Das geltende Bundesgesetz über Zwangsmassnahmen im Ausländerrecht sieht
die Möglichkeit zur Anordnung der Vorbereitungs- und Ausschaffungshaft vor. Insgesamt sollen diese neuen Haftarten einen besseren Vollzug des Ausländer- und Asylrechts gewährleisten. Zu den Fragen der Interpellanten kann wie folgt Stellung genommen werden:

    1. Bei allem Bedauern über den Freitod liegen der Regierung keine Anhaltspunkte dafür vor, dass die Haftbedingungen für Hamid Bakiri den Voraussetzungen, wie sie durch die bundesgerichtliche Rechtsprechung definiert wurden, nicht entsprochen hätten. Eine nachträglich beim Bundesgericht anhängig gemachte Beschwerde hat die Überprüfung der konkreten Haftbedingungen zum Gegenstand. Die Haftbedingungen wurden im Übrigen weder zum Zeitpunkt der richterlichen Anordnung noch der Verlängerung im Einzelfall beanstandet.

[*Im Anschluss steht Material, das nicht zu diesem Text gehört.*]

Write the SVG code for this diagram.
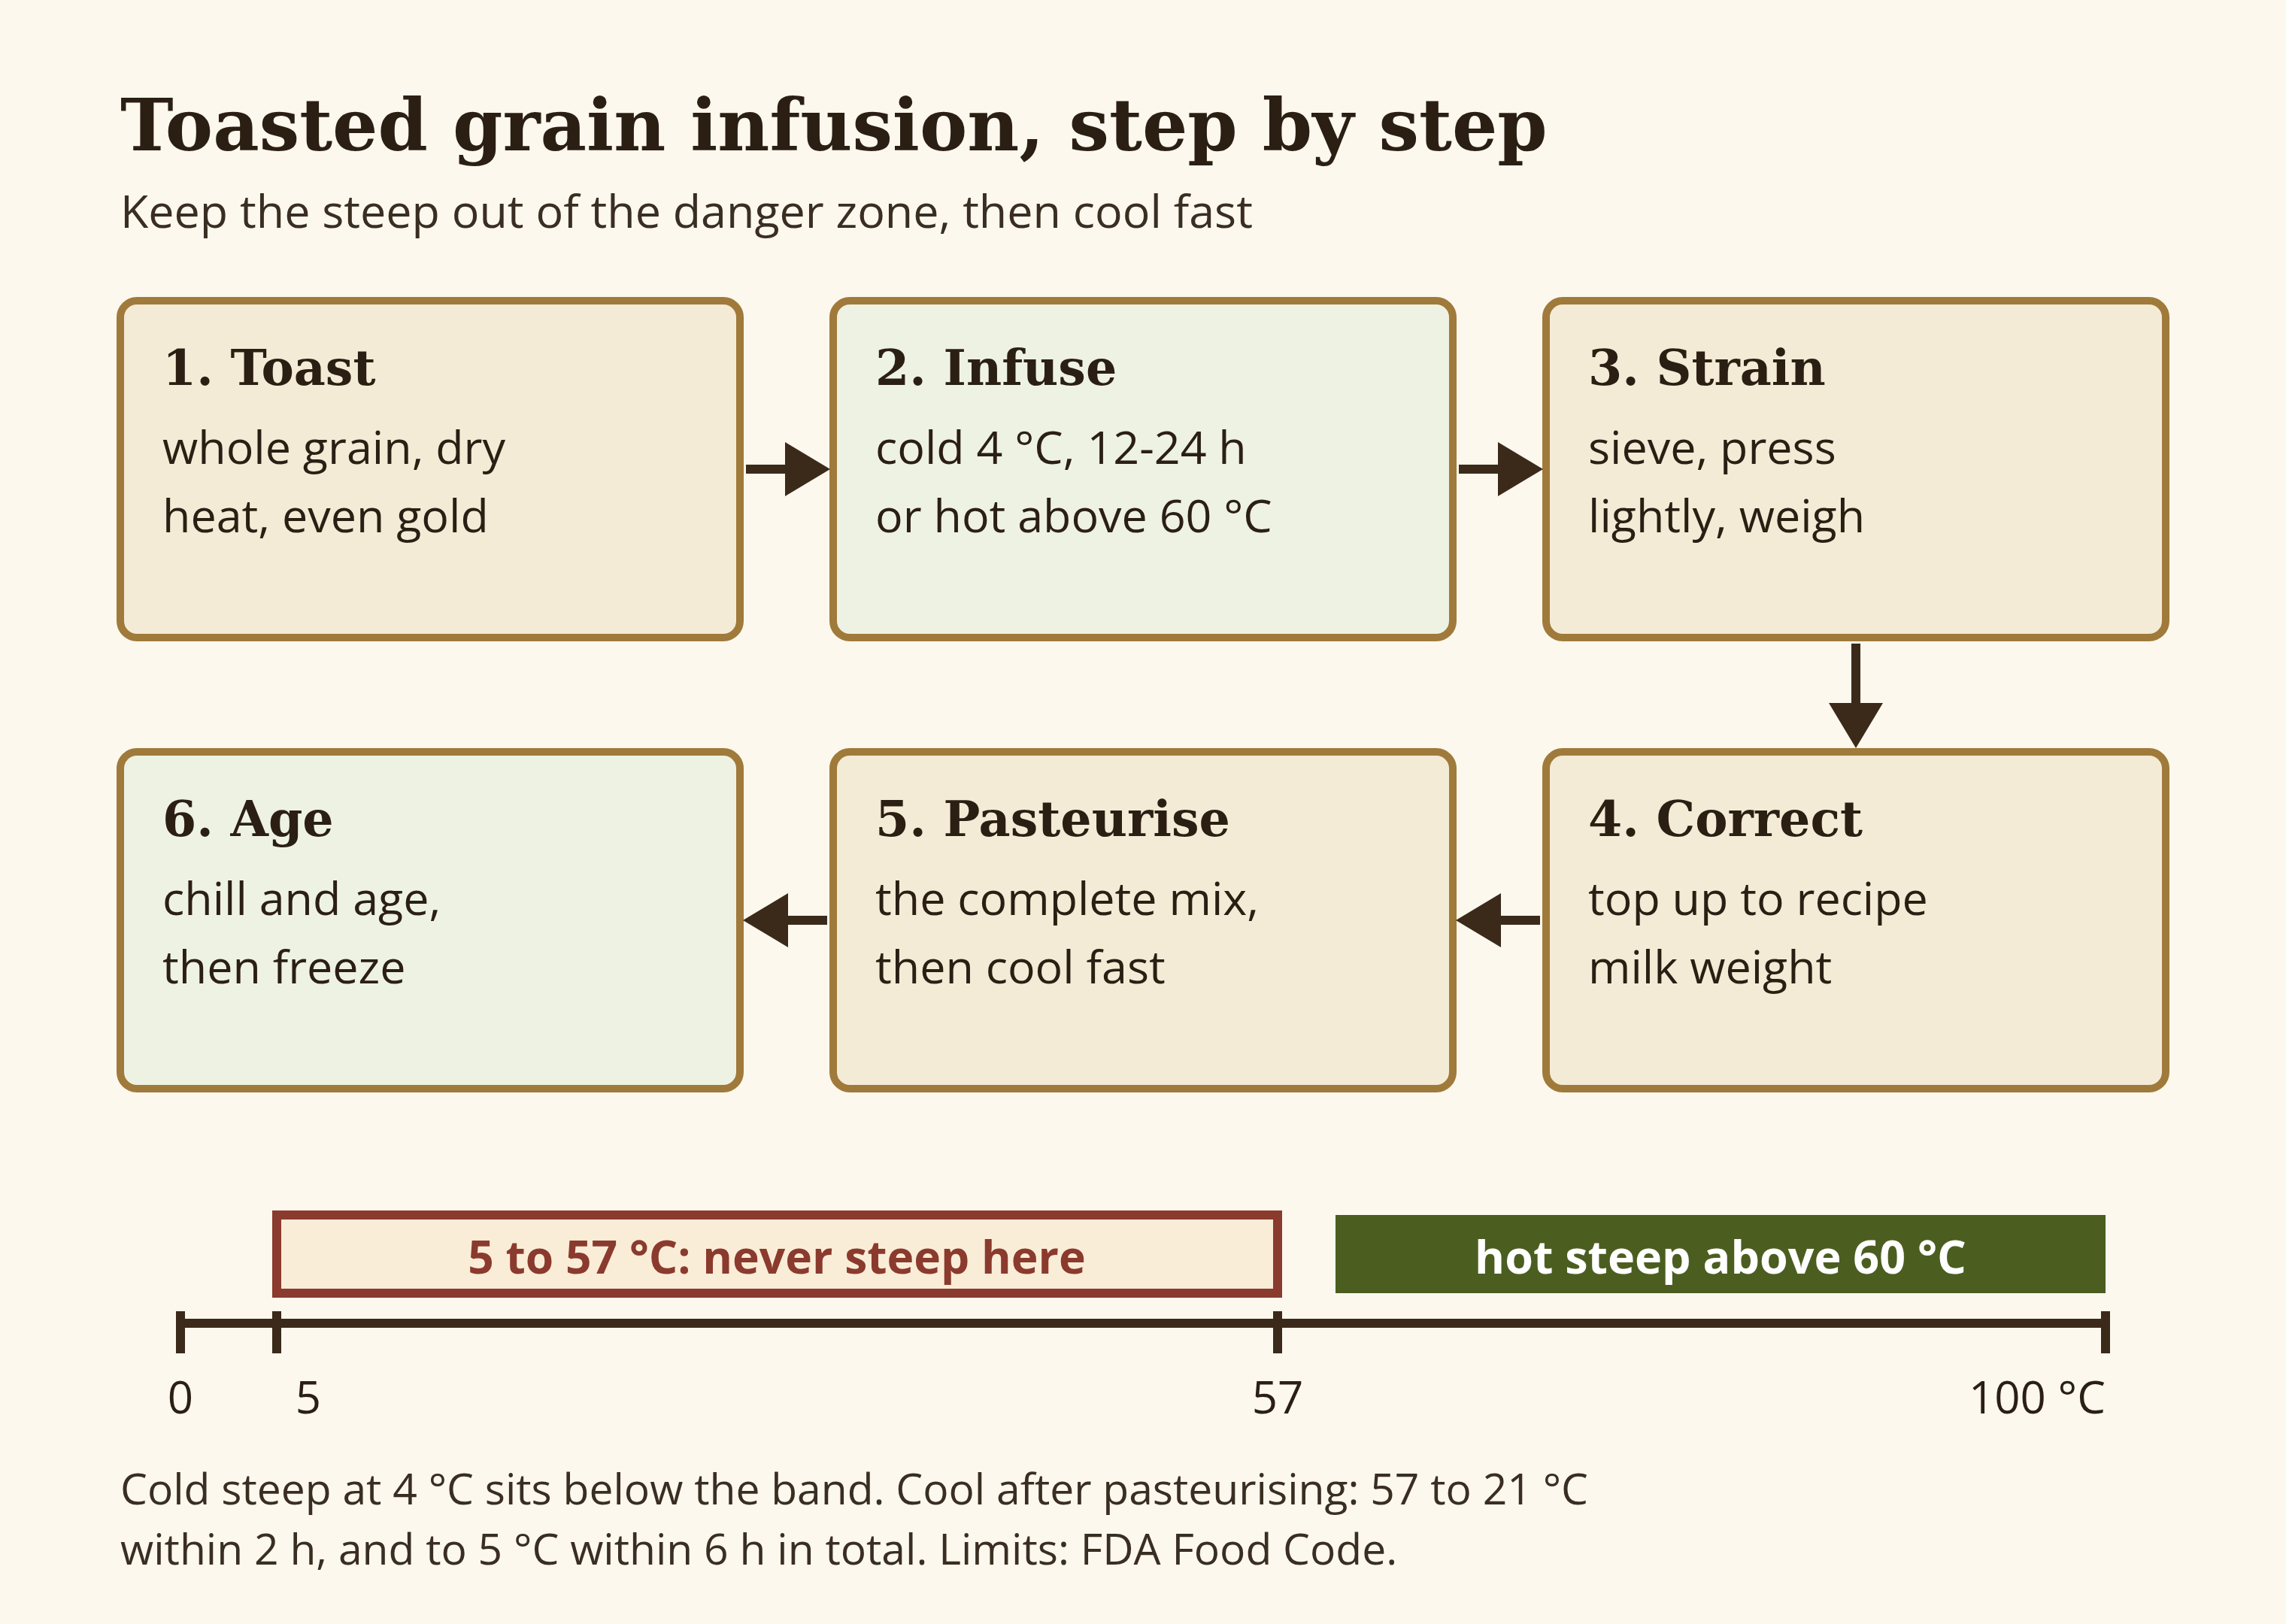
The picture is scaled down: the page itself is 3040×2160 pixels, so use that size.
<svg xmlns="http://www.w3.org/2000/svg" width="3040" height="2160" viewBox="0 0 3040 2160">
<defs>
<style>
.bg{fill:#FCF8EE}
.box{stroke:#A07A3A;stroke-width:10}
.beige{fill:#F4EBD6}
.green{fill:#EEF2E3}
.ttl{font-family:"DejaVu Serif","Liberation Serif",serif;font-weight:bold;fill:#2B1F14}
.sans{font-family:"Open Sans","Noto Sans","Liberation Sans",sans-serif;fill:#2B1F14}
.nt{font-size:65px}
.nb{font-size:61px}
.conn line{stroke:#3B2A1A;stroke-width:12}
.axis{stroke:#3B2A1A;stroke-width:12}
</style>
<marker id="ah" markerUnits="userSpaceOnUse" markerWidth="60" markerHeight="72" refX="6" refY="36" orient="auto" viewBox="0 0 60 72">
<path d="M0,0 L60,36 L0,72 Z" fill="#3B2A1A"/>
</marker>
</defs>
<rect class="bg" x="0" y="0" width="3040" height="2160"/>
<g id="header">
<text class="ttl" x="160" y="200" font-size="95">Toasted grain infusion, step by step</text>
<text class="sans" x="160" y="303" font-size="61" style="fill:#3A2E22">Keep the steep out of the danger zone, then cool fast</text>
</g>
<g id="node-1">
<rect class="box beige" x="160" y="400" width="824" height="448" rx="22"/>
<text class="ttl nt" x="216" y="512">1. Toast</text>
<text class="sans nb" x="216" y="617">whole grain, dry</text>
<text class="sans nb" x="216" y="708">heat, even gold</text>
</g>
<g id="node-2">
<rect class="box green" x="1108" y="400" width="824" height="448" rx="22"/>
<text class="ttl nt" x="1164" y="512">2. Infuse</text>
<text class="sans nb" x="1164" y="617">cold 4 °C, 12-24 h</text>
<text class="sans nb" x="1164" y="708">or hot above 60 °C</text>
</g>
<g id="node-3">
<rect class="box beige" x="2056" y="400" width="824" height="448" rx="22"/>
<text class="ttl nt" x="2112" y="512">3. Strain</text>
<text class="sans nb" x="2112" y="617">sieve, press</text>
<text class="sans nb" x="2112" y="708">lightly, weigh</text>
</g>
<g id="node-4">
<rect class="box beige" x="2056" y="1000" width="824" height="448" rx="22"/>
<text class="ttl nt" x="2112" y="1112">4. Correct</text>
<text class="sans nb" x="2112" y="1217">top up to recipe</text>
<text class="sans nb" x="2112" y="1308">milk weight</text>
</g>
<g id="node-5">
<rect class="box beige" x="1108" y="1000" width="824" height="448" rx="22"/>
<text class="ttl nt" x="1164" y="1112">5. Pasteurise</text>
<text class="sans nb" x="1164" y="1217">the complete mix,</text>
<text class="sans nb" x="1164" y="1308">then cool fast</text>
</g>
<g id="node-6">
<rect class="box green" x="160" y="1000" width="824" height="448" rx="22"/>
<text class="ttl nt" x="216" y="1112">6. Age</text>
<text class="sans nb" x="216" y="1217">chill and age,</text>
<text class="sans nb" x="216" y="1308">then freeze</text>
</g>
<g id="connectors" class="conn">
<line x1="992" y1="624" x2="1050" y2="624" marker-end="url(#ah)"/>
<line x1="1940" y1="624" x2="1998" y2="624" marker-end="url(#ah)"/>
<line x1="2468" y1="856" x2="2468" y2="941" marker-end="url(#ah)"/>
<line x1="2048" y1="1224" x2="1990" y2="1224" marker-end="url(#ah)"/>
<line x1="1100" y1="1224" x2="1042" y2="1224" marker-end="url(#ah)"/>
</g>
<g id="temperature-scale">
<rect x="368" y="1616" width="1331" height="104" fill="#FAEDD8" stroke="#8B3A2E" stroke-width="12"/>
<text class="sans" x="1033" y="1694" font-size="60.5" font-weight="bold" text-anchor="middle" style="fill:#8B3A2E">5 to 57 °C: never steep here</text>
<rect x="1776" y="1616" width="1024" height="104" fill="#4B5E20"/>
<text class="sans" x="2288" y="1694" font-size="61" font-weight="bold" text-anchor="middle" style="fill:#FFFFFF">hot steep above 60 °C</text>
<line class="axis" x1="240" y1="1760" x2="2800" y2="1760"/>
<line class="axis" x1="240" y1="1744" x2="240" y2="1800"/>
<line class="axis" x1="368" y1="1744" x2="368" y2="1800"/>
<line class="axis" x1="1699" y1="1744" x2="1699" y2="1800"/>
<line class="axis" x1="2800" y1="1744" x2="2800" y2="1800"/>
<text class="sans" x="240" y="1880" font-size="60" text-anchor="middle">0</text>
<text class="sans" x="410" y="1880" font-size="60" text-anchor="middle">5</text>
<text class="sans" x="1699" y="1880" font-size="60" text-anchor="middle">57</text>
<text class="sans" x="2800" y="1880" font-size="60" text-anchor="end">100 °C</text>
</g>
<g id="footnote">
<text class="sans" x="160" y="2001" font-size="57" style="fill:#3A2E22">Cold steep at 4 °C sits below the band. Cool after pasteurising: 57 to 21 °C</text>
<text class="sans" x="160" y="2081" font-size="57" style="fill:#3A2E22">within 2 h, and to 5 °C within 6 h in total. Limits: FDA Food Code.</text>
</g>
</svg>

    2. Erfüllten die Haftvoraussetzungen die bundesgerichtlichen Anforderungen, erübrigt sich auch die Frage nach der Verantwortung für allfällige Unterlassungen.

    3. Das Untersuchungsgefängnis Davos wurde im Sinne einer Übergangslösung auf grund der bundesgerichtlichen Vorgaben zum Vollzug der Vorbereitungs- und Ausschaffungshaft umgebaut. Zu diesem Zweck stehen heute fünf Haftzellen mit je zwei Betten, einem Aufenthaltsraum, einem Besucherraum sowie einem Spa zierhof zur Verfügung. Lediglich dem Beschäftigungsgebot kann in Davos nicht nachgekommen werden. Ansonsten vertritt die Regierung die Auffassung, dass das Gefängnis zum Vollzug der Vorbereitungs- und Ausschaffungshaft in Davos den gesetzlichen Anforderungen entspricht.

    4. Das Gefängnis zum Vollzug der Vorbereitungs- und Ausschaffungshaft in Davos verfügt über maximal zehn Zellenplätze. Aufgrund der besonderen Zellenanordnung wurden bislang nach Möglichkeit nicht sämtliche Zellenplätze gleichzeitig belegt. Ausserdem ist man bestrebt, eine Doppelbelegung der Zellen zu vermeiden. Dies gelingt nicht zuletzt deshalb, weil Personen, die höchstens eine oder zwei Nächte in Haft verbringen müssen, in Polizeizellen in der Umgebung von Chur untergebracht werden. In der Zeit vom 10. Juli bis 20. September 2001 waren in Davos durchschnittlich drei Personen in Haft.

    5. Das neue Gefängnis zum Vollzug dieser Haft in Realta steht voraussichtlich ab Frühjahr/Sommer 2003 zur Verfügung. Bis zu diesem Zeitpunkt wird die Vorbereitungs- und Ausschaffungshaft in Davos vollzogen. Ob es dabei gelegentlich zu Einzelvollzügen kommen wird, hängt von verschiedenen Faktoren ab, die in der Regel nicht bei der Person des Einzelhäftlings liegen. Es kann aber festgehalten werden, dass (wie im Falle von Hamid Bakiri geschehen) stets versucht wird, die Haftanordnung nach Möglichkeit zu vermeiden oder, wenn diese unumgänglich ist, so kurz wie möglich zu halten.

    6. Die angesprochenen Mitarbeitenden der Fremdenpolizei verfügen über eine langjährige Berufserfahrung. Ihre Aus- und Weiterbildung erfolgt durch Weiterbildungsveranstaltungen sowie durch eine regelmässige Teilnahme an speziellen Seminaren der Abteilung Vollzugsunterstützung des Eidgenössischen Justiz- und Polizeidepartements. Eine besondere Supervision oder ein Coaching dieser Mitarbeitenden findet nicht statt.

Die Mitarbeitenden der Kantonspolizei, welche in der Übergangsphase die Ausschaffungshäftlinge betreuen, verfügen grundsätzlich über eine allgemeine polizeiliche Grundausbildung und entsprechende Weiterbildungskurse. Im psychologischen Bereich werden insbesondere Takt-Kurse und Wiederholungskurse zur Konfliktbewältigung durchgeführt.